The “A-Student” Mentality – Trading Accolades for Actual Learning
Many people think that “A-students” are the most adept learners, but it’s not true. “A students” often have an even bigger mental block than “F-students.” Here’s why: people who are used to getting praise and approval often begin seeking these accolades in place of actual learning.
I will confess that this has been one of my greatest challenges. I love universities. One reason is because I love the buzz of discussion, the huge libraries, and the open expression of ideas. But, I admit, another reason is because I remember the way college made me feel. School made me feel good. Attending class was a high – teachers complimented me, my papers were passed around as examples, I almost always got “A”s. The more “A”s I got, the more I wanted to get.
If you think an “A” means “learned well,” think again. In almost all classes, an “A” means “did what the teacher wanted him/her to do.” All you have to do to get good grades in college is to pick up on the personality nuances of the teacher and turn in work accordingly. If you want “A”s, don’t write your ideas in an essay, write what the teacher wants you to write. Play the system. Answer questions from the teacher’s perspective. Use the word “ethnocentric” in all history and literature papers, because professors like that word. (I’m not kidding. If someone is attending a traditional school, please try using that word in a paper and tell me if it doesn’t up your grade by at least 10 points…)
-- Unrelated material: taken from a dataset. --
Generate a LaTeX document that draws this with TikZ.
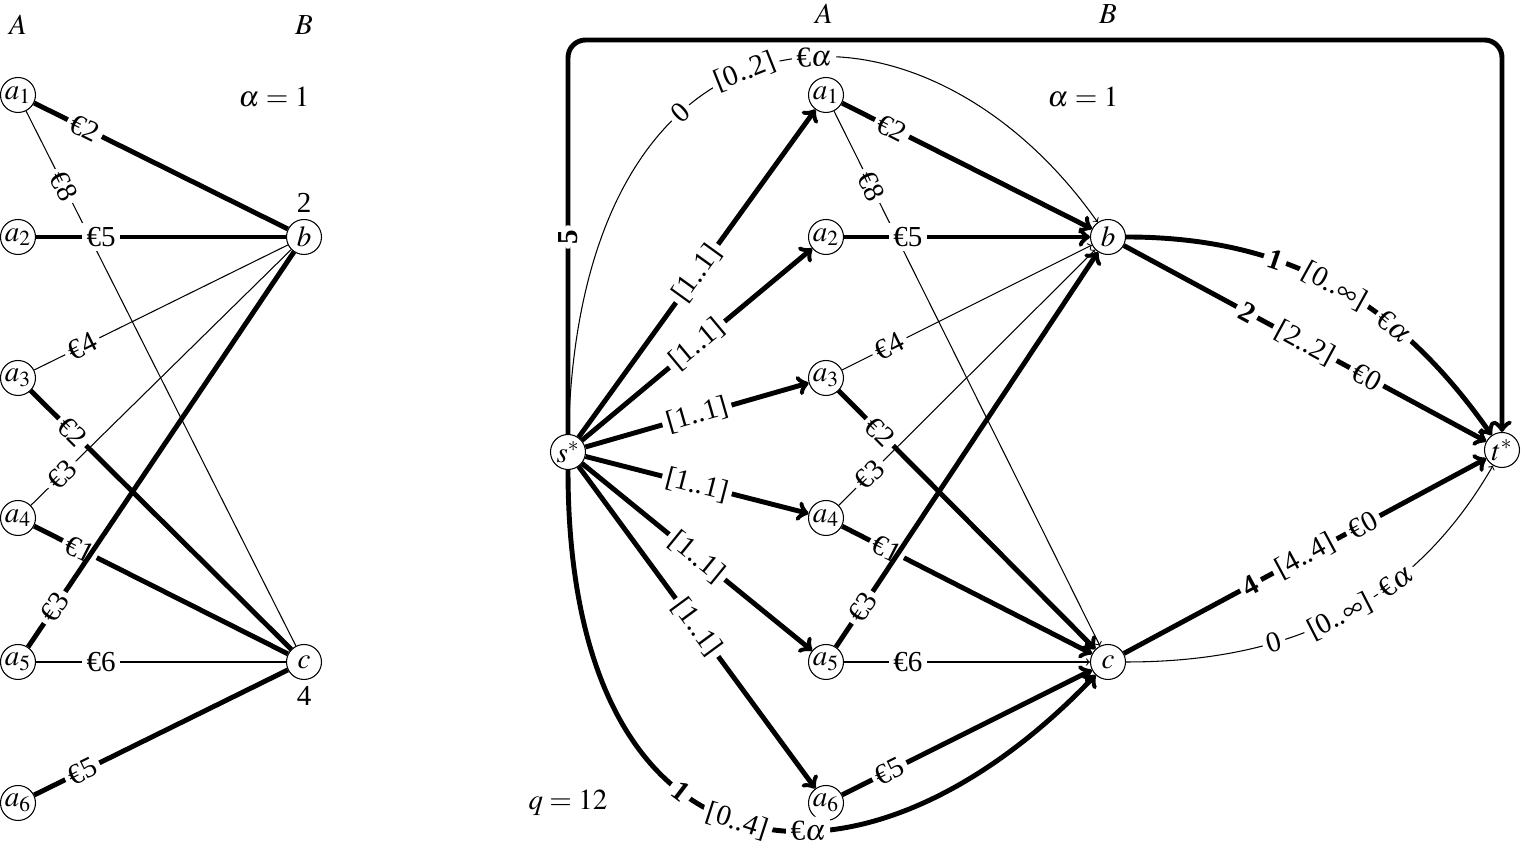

The “play the system” thinking that “A-students” develop is good for grades, but bad for the brain. It kills the natural desire to learn and replaces it with a cheap sense of accomplishment.
If you find yourself identifying with the “A-student mentality,” you can recover your passion for learning and intellectual integrity. It may take a while to purge the negative thoughts from your mind, but it’s definitely worth it. First, acknowledge your skewed sense of values and seek to de-value false praise in your thoughts. The best way to determine if your mind is in order is to meditate on your attitudes toward other people. When you meet someone who doesn’t have a degree, do you feel superior? When you hear about a low SAT score, do you feel proud? Try to overcome these thoughts. Spending time with someone who is smart, displays a good deal of intellectual integrity, and got poor grades or didn’t go to school at all can also be of help. If you want to have a deeper understanding of the damage false accolades can do, a good read is Punished by Rewards.
As you seek to undo the damage caused by the “success” label, try to learn on your own. Don’t do something because friends or family members will give praise. Choose to learn a subject or create something that can be just for you. Keep it a secret. You’ll know when you accomplish something truly great and that will feel better than all the “A”s and gold stars in the world.